I’ve been observing a significant rise in AI-generated videos on YouTube recently. Once this trend began, it feels like it might be impossible to reverse it. The platform is becoming inundated with automated content that appears synthetic and lifeless.
I’m curious about what measures YouTube can take regarding this issue. Can they develop improved detection mechanisms? Are there any regulations that could help manage this surge of artificial content? It seems like we’ve opened a Pandora’s box that cannot be closed.
Has anyone else seen this trend becoming more prevalent? What do you think could be viable solutions?
Watermarking’s way more promising than people think. I’ve been tracking research where AI companies embed invisible signatures right when content gets generated. If the big AI tools made watermarking mandatory, YouTube could scan for these signatures during uploads. Getting all the AI companies on board is tough, but regulatory pressure might force it. Another approach: hit the monetization angle. Cut ad revenue on unverified content or make channels that pump out tons of synthetic stuff jump through verification hoops. Won’t kill AI content entirely, but removes the money incentive behind mass-produced crap. Here’s what I’ve noticed - most problematic AI content comes from automated farming operations, not regular creators messing around with AI tools. Target the industrial-scale operations with upload limits and stricter channel verification. That way you don’t screw over legitimate users.
youtube should totally think about a verification system for new channels that flood the platform, like ya know? most ai farms run on bulk accounts. also maybe add some delays in uploads to slow down those spam bots. just a thought.
honestly, embracing the shift could be a cool way to go. like, if they set up diff sections for AI stuff, folks can choose what they wanna see. trying to stop it just makes it grow more! labeling AI vids would help too, keep em honest.

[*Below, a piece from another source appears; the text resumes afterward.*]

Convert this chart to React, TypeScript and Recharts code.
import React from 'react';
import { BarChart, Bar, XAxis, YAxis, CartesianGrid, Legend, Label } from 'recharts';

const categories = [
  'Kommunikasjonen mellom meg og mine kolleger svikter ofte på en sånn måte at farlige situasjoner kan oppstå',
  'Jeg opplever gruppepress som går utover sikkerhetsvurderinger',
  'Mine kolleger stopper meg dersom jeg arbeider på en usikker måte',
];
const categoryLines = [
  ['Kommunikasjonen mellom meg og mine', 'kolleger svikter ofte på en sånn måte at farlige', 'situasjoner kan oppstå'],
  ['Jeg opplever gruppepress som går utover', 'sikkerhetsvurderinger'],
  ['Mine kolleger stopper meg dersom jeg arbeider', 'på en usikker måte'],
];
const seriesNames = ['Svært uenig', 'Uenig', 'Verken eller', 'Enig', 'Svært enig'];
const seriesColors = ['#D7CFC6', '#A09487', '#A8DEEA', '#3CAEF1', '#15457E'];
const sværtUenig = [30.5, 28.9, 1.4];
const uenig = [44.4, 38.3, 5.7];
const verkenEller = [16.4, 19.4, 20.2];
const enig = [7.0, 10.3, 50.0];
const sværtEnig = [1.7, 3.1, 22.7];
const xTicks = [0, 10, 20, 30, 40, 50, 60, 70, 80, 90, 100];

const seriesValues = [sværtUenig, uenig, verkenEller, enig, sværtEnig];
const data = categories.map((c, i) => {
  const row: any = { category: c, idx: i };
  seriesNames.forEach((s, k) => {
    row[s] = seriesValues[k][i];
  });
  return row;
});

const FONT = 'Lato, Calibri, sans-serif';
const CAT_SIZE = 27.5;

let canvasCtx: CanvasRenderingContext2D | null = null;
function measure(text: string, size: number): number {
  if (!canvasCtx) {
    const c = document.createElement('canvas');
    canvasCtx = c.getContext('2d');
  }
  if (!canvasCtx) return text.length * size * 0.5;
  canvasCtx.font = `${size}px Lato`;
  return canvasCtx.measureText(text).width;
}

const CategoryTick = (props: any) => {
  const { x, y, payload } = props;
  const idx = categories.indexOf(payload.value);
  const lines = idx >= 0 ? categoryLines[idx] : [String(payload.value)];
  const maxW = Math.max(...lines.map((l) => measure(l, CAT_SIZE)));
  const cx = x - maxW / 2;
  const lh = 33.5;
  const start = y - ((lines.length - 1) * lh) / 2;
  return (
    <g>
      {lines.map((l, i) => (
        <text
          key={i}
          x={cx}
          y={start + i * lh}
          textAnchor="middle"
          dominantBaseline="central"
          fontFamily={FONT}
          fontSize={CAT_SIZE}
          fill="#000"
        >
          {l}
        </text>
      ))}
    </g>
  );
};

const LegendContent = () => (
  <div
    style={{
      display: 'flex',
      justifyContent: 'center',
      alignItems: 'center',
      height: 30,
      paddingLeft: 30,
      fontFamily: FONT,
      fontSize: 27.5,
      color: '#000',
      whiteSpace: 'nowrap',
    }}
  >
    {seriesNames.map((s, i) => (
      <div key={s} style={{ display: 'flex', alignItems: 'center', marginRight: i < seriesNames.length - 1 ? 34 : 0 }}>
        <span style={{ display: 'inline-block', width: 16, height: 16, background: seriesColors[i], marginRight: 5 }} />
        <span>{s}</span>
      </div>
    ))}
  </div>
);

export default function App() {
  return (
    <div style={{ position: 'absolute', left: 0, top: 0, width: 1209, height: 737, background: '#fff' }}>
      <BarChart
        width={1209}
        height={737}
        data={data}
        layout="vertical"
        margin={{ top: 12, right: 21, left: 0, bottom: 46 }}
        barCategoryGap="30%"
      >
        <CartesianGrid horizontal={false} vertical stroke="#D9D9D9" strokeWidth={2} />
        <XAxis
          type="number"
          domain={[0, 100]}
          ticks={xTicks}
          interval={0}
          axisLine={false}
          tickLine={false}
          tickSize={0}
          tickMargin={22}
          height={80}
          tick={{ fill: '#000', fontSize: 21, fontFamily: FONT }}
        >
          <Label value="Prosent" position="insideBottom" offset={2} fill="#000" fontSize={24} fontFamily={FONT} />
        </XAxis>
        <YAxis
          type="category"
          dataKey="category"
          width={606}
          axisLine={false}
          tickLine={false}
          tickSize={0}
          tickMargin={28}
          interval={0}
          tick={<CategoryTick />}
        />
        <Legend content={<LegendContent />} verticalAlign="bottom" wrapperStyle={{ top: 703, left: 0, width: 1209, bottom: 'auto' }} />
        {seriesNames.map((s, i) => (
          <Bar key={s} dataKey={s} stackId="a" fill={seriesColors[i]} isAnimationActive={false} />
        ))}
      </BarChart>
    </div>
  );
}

Detection’s way harder than people think. I work in content moderation for a smaller platform, and AI-generated stuff has gotten insanely good just this past year. Traditional detection can’t keep up - the tech moves faster than we can counter it. YouTube would need to dump serious money into ML systems that catch subtle patterns in audio synthesis, facial movements, and how content’s structured. The real problem? Scale. You can’t manually review millions of daily uploads. Maybe force creators to flag AI usage when they upload, but good luck enforcing that. They could also tweak the algorithm to boost verified human creators or channels with solid authenticity history. Without major detection breakthroughs, this’ll stay an ongoing battle instead of something we can actually solve.
Algorithm changes are probably our best bet. YouTube’s recommendation system controls everything, so penalizing channels that keep uploading flagged AI content would tank their reach without needing perfect detection. I’ve seen this happening already - several channels I follow started using AI voiceovers and their views tanked hard these past few months. Just make it gradual instead of instant bans so real creators testing AI tools don’t get screwed. Community reporting would help since viewers catch synthetic content way faster than bots. Maybe do a trusted reporter thing where people who consistently flag stuff right get more weight in the system.